Instructions to follow
Look at the data below and print exactly the lines from its first line through the line with "y_ticks = [0, 10000, 20000, 30000, 40000, 50000, 60000]"; the pictures stay out of the copy.

Plotting code records:
####################
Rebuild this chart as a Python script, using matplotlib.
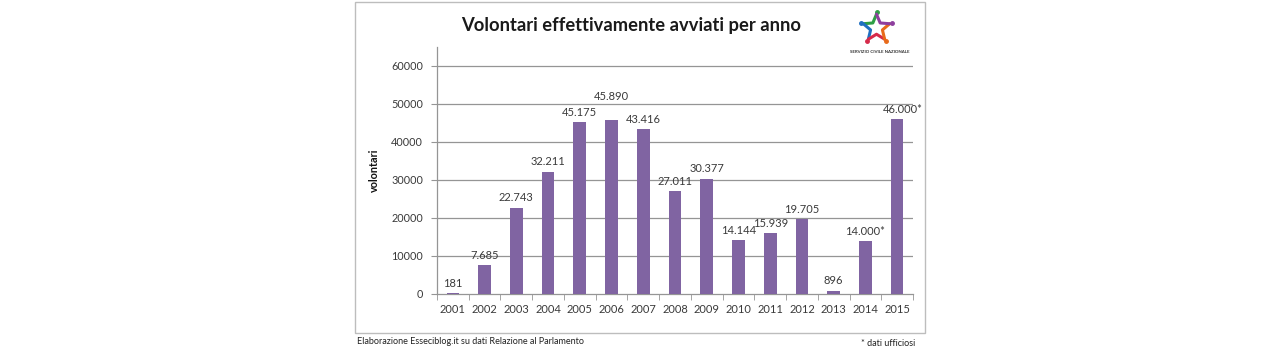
import matplotlib
matplotlib.use("Agg")
import matplotlib.pyplot as plt
from matplotlib.patches import Rectangle
import numpy as np

# data
anni = [2001, 2002, 2003, 2004, 2005, 2006, 2007, 2008, 2009, 2010, 2011, 2012, 2013, 2014, 2015]
volontari = [181, 7685, 22743, 32211, 45175, 45890, 43416, 27011, 30377, 14144, 15939, 19705, 896, 14000, 46000]
ufficiosi = [2014, 2015]          # dati ufficiosi -> asterisco
y_ticks = [0, 10000, 20000, 30000, 40000, 50000, 60000]

titolo = "Volontari effettivamente avviati per anno"
fonte = "Elaborazione Esseciblog.it su dati Relazione al Parlamento"
nota = "* dati ufficiosi"

bar_color = "#8064a2"
grid_color = "#959595"
txt_color = "#3a3a3a"
plt.rcParams["font.family"] = ["Lato", "DejaVu Sans"]

W, H = 1280, 350
fig = plt.figure(figsize=(12.8, 3.5), dpi=100)

def px(x0, y0, x1, y1):
    # pixel box -> figure coords
    return [x0 / W, 1 - y1 / H, (x1 - x0) / W, (y1 - y0) / H]

# chart border
fig.patches.append(Rectangle((355 / W, 1 - 333 / H), 570 / W, 331 / H,
                             transform=fig.transFigure, fill=False,
                             edgecolor="#bdbdbd", linewidth=1.0))

ax = fig.add_axes(px(437, 47, 913, 294))
x = np.arange(len(anni))
ax.bar(x, volontari, width=0.4, color=bar_color, zorder=3)
ax.set_xlim(-0.5, len(anni) - 0.5)
ax.set_ylim(0, 65000)

ax.set_yticks(y_ticks)
ax.set_yticklabels([str(v) for v in y_ticks], fontsize=7.8, color=txt_color)
ax.set_xticks(x)
ax.set_xticklabels([str(a) for a in anni], fontsize=8, color=txt_color)
ax.tick_params(axis="x", length=0, pad=7)
ax.tick_params(axis="y", length=4, color=grid_color, pad=6)
# tick marks between categories
ax.set_xticks(np.arange(-0.5, len(anni)), minor=True)
ax.tick_params(axis="x", which="minor", length=4, color=grid_color, direction="out")

for v in y_ticks[1:]:
    ax.axhline(v, color=grid_color, linewidth=0.9, zorder=1)
for s in ["top", "right"]:
    ax.spines[s].set_visible(False)
for s in ["left", "bottom"]:
    ax.spines[s].set_color(grid_color)
    ax.spines[s].set_linewidth(0.9)

ax.set_ylabel("volontari", fontsize=7.8, fontweight="bold", color="#111111", labelpad=8)

# etichette dati
for xi, a, v in zip(x, anni, volontari):
    lab = f"{v:,}".replace(",", ".") + ("*" if a in ufficiosi else "")
    dy = 3
    dx = 0
    if a == 2006:
        dy = 13
    if a == 2015:
        dx = 4
    ax.annotate(lab, (xi, v), xytext=(dx, dy), textcoords="offset points",
                ha="center", va="bottom", fontsize=8, color=txt_color)

fig.text(631 / W, 1 - 25 / H, titolo, ha="center", va="center",
         fontsize=13.2, fontweight="bold", color="#1a1a1a")

# logo servizio civile
lax = fig.add_axes(px(858, 10, 895, 46))
lax.set_xlim(-1.3, 1.3)
lax.set_ylim(-1.3, 1.3)
lax.set_aspect("equal")
lax.axis("off")
cols = ["#2e9e45", "#1f6fc1", "#d62a4a", "#e86a1a", "#8e3f9e"]
ang = np.pi / 2 + np.arange(10) * np.pi / 5
rad = np.where(np.arange(10) % 2 == 0, 1.0, 0.45)
vx, vy = rad * np.cos(ang), rad * np.sin(ang)
for i in range(5):
    idx = [2 * i, 2 * i + 1, (2 * i + 2) % 10]
    lax.plot(vx[idx], vy[idx], color=cols[i], linewidth=2.2, solid_capstyle="round")
    lax.plot(vx[2 * i] * 1.15, vy[2 * i] * 1.15, "o", color=cols[i], markersize=2.5)
fig.text(880 / W, 1 - 52 / H, "SERVIZIO CIVILE NAZIONALE", ha="center", va="center",
         fontsize=3.2, fontweight="bold", color="#333333")

fig.text(357 / W, 1 - 341 / H, fonte, ha="left", va="center", fontsize=6.5, color="#222222")
fig.text(915 / W, 1 - 343 / H, nota, ha="right", va="center", fontsize=6.5, color="#222222")

fig.savefig("out.png", dpi=100, facecolor="white")
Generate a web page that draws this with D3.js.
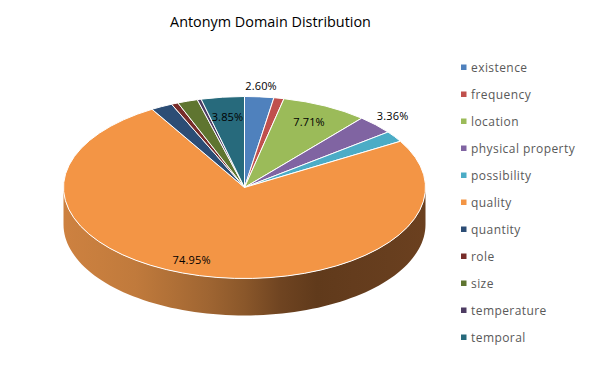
<!DOCTYPE html>
<html>
<head>
<meta charset="utf-8">
<title>Antonym Domain Distribution</title>
<script src="https://cdn.jsdelivr.net/npm/d3@7"></script>
<style>
  html, body { margin: 0; padding: 0; background: #fff; }
  svg { display: block; }
</style>
</head>
<body>
<div id="chart"></div>
<script>
// share of each domain, in percent. unlabelled slices are estimated from the picture
const categories = ["existence", "frequency", "location", "physical property", "possibility",
    "quality", "quantity", "role", "size", "temperature", "temporal"];
const shares = [2.60, 0.90, 7.71, 3.36, 1.95, 74.95, 1.93, 0.60, 1.80, 0.35, 3.85];
const labelled = ["existence", "location", "physical property", "quality", "temporal"];
const colors = ["#4f81bd", "#c0504d", "#9bbb59", "#8064a2", "#4bacc6", "#f39545",
    "#2c4d75", "#772c2a", "#5f7530", "#4d3b62", "#276a7c"];

const width = 591, height = 378;
const cx = 244.5, cy = 187.5, rx = 181, ry = 91, depth = 37;

// where each label sits along its slice's mid angle, 1 = on the rim
const labelRadius = { existence: 1.12, location: 0.8, "physical property": 1.13, quality: 0.82, temporal: 0.78 };
const labelNudge = { quality: -16 };

const svg = d3.select("#chart").append("svg")
    .attr("width", width)
    .attr("height", height)
    .style("font-family", "'Open Sans', sans-serif");

svg.append("text")
    .attr("x", 270.5)
    .attr("y", 27)
    .attr("text-anchor", "middle")
    .style("font-size", "14.4px")
    .style("fill", "#000")
    .text("Antonym Domain Distribution");

// pie
let pie = d3.pie().sort(null).value((d) => d.share);
let slices = pie(categories.map((c, i) => ({ name: c, share: shares[i], color: colors[i] })));

let xPos = d3.scaleLinear().domain([-1, 1]).range([cx - rx, cx + rx]);
let yPos = d3.scaleLinear().domain([-1, 1]).range([cy - ry, cy + ry]);

// side wall, only the lower half of the rim can be seen
let wallColor = d3.scaleLinear()
    .domain([0, 0.2, 0.45, 0.66, 1])
    .range(["#cd8140", "#c07a3c", "#97602f", "#5f391b", "#6b401f"]);

let defs = svg.append("defs");
let wallGradient = defs.append("linearGradient")
    .attr("id", "wall");
d3.range(0, 1.01, 0.1).forEach((t) => {
    wallGradient.append("stop")
        .attr("offset", t)
        .attr("stop-color", wallColor(t));
});

let rimAngles = d3.range(0, 181, 2).map((d) => (d * Math.PI) / 180);
let wall = d3.area()
    .x((a) => xPos(Math.cos(a)))
    .y0((a) => yPos(Math.sin(a)))
    .y1((a) => yPos(Math.sin(a)) + depth);

svg.append("path")
    .attr("d", wall(rimAngles))
    .attr("fill", "url(#wall)");

// top face is a normal arc squashed into an ellipse
let arc = d3.arc().innerRadius(0).outerRadius(rx);

let topFace = svg.append("g")
    .attr("transform", "translate(" + cx + "," + cy + ") scale(1," + ry / rx + ")");

topFace.selectAll("path")
    .data(slices)
    .enter()
    .append("path")
    .attr("d", arc)
    .attr("fill", (d) => d.data.color)
    .attr("stroke", "#fff")
    .attr("stroke-width", 1)
    .attr("stroke-linejoin", "round")
    .attr("vector-effect", "non-scaling-stroke");

// data labels
svg.append("g")
    .selectAll("text")
    .data(slices.filter((d) => labelled.includes(d.data.name)))
    .enter()
    .append("text")
    .attr("x", (d) => {
        let mid = (d.startAngle + d.endAngle) / 2;
        return xPos(Math.sin(mid) * labelRadius[d.data.name]) + (labelNudge[d.data.name] || 0);
    })
    .attr("y", (d) => {
        let mid = (d.startAngle + d.endAngle) / 2;
        return yPos(-Math.cos(mid) * labelRadius[d.data.name]);
    })
    .attr("dy", "0.35em")
    .attr("text-anchor", "middle")
    .style("font-size", "11px")
    .style("letter-spacing", "0.15px")
    .style("fill", "#000")
    .text((d) => d.data.share.toFixed(2) + "%");

// legend
let legendY = d3.scalePoint().domain(categories).range([67.5, 337.5]);

let legend = svg.append("g")
    .selectAll("g")
    .data(slices)
    .enter()
    .append("g")
    .attr("transform", (d) => "translate(461," + legendY(d.data.name) + ")");

legend.append("rect")
    .attr("y", -3)
    .attr("width", 5.5)
    .attr("height", 5.5)
    .attr("fill", (d) => d.data.color);

legend.append("text")
    .attr("x", 10)
    .attr("dy", "0.35em")
    .style("font-size", "12px")
    .style("letter-spacing", "0.43px")
    .style("fill", "#595959")
    .text((d) => d.data.name);
</script>
</body>
</html>
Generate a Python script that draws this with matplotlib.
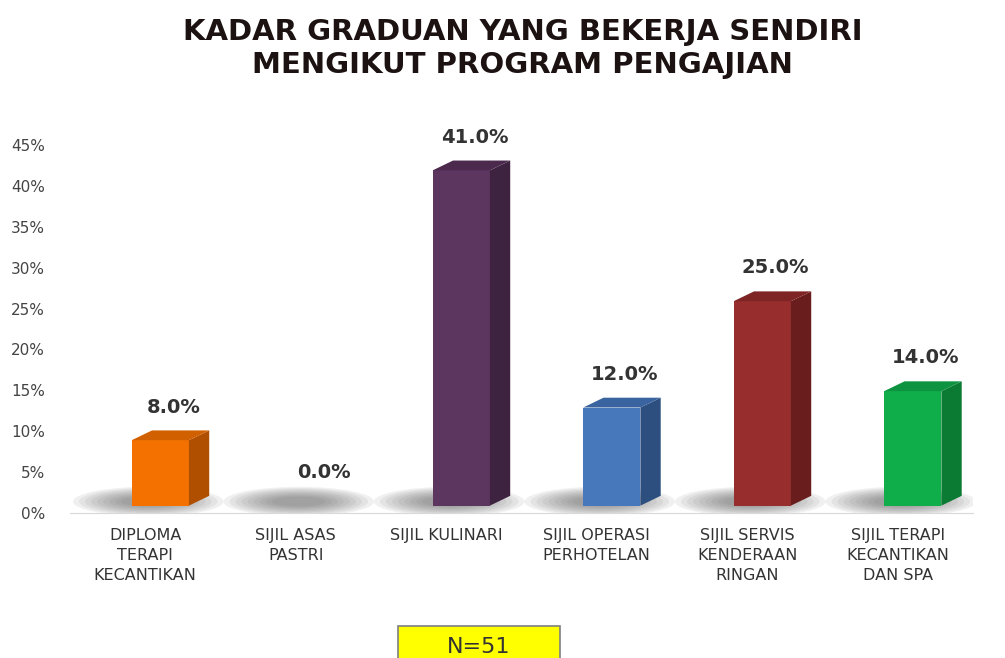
####################
Exercise response
Rebuild this chart as a Python script, using matplotlib.
import matplotlib
matplotlib.use("Agg")
import matplotlib.pyplot as plt
from matplotlib.patches import Rectangle
import numpy as np

# data
anni = [2001, 2002, 2003, 2004, 2005, 2006, 2007, 2008, 2009, 2010, 2011, 2012, 2013, 2014, 2015]
volontari = [181, 7685, 22743, 32211, 45175, 45890, 43416, 27011, 30377, 14144, 15939, 19705, 896, 14000, 46000]
ufficiosi = [2014, 2015]          # dati ufficiosi -> asterisco
y_ticks = [0, 10000, 20000, 30000, 40000, 50000, 60000]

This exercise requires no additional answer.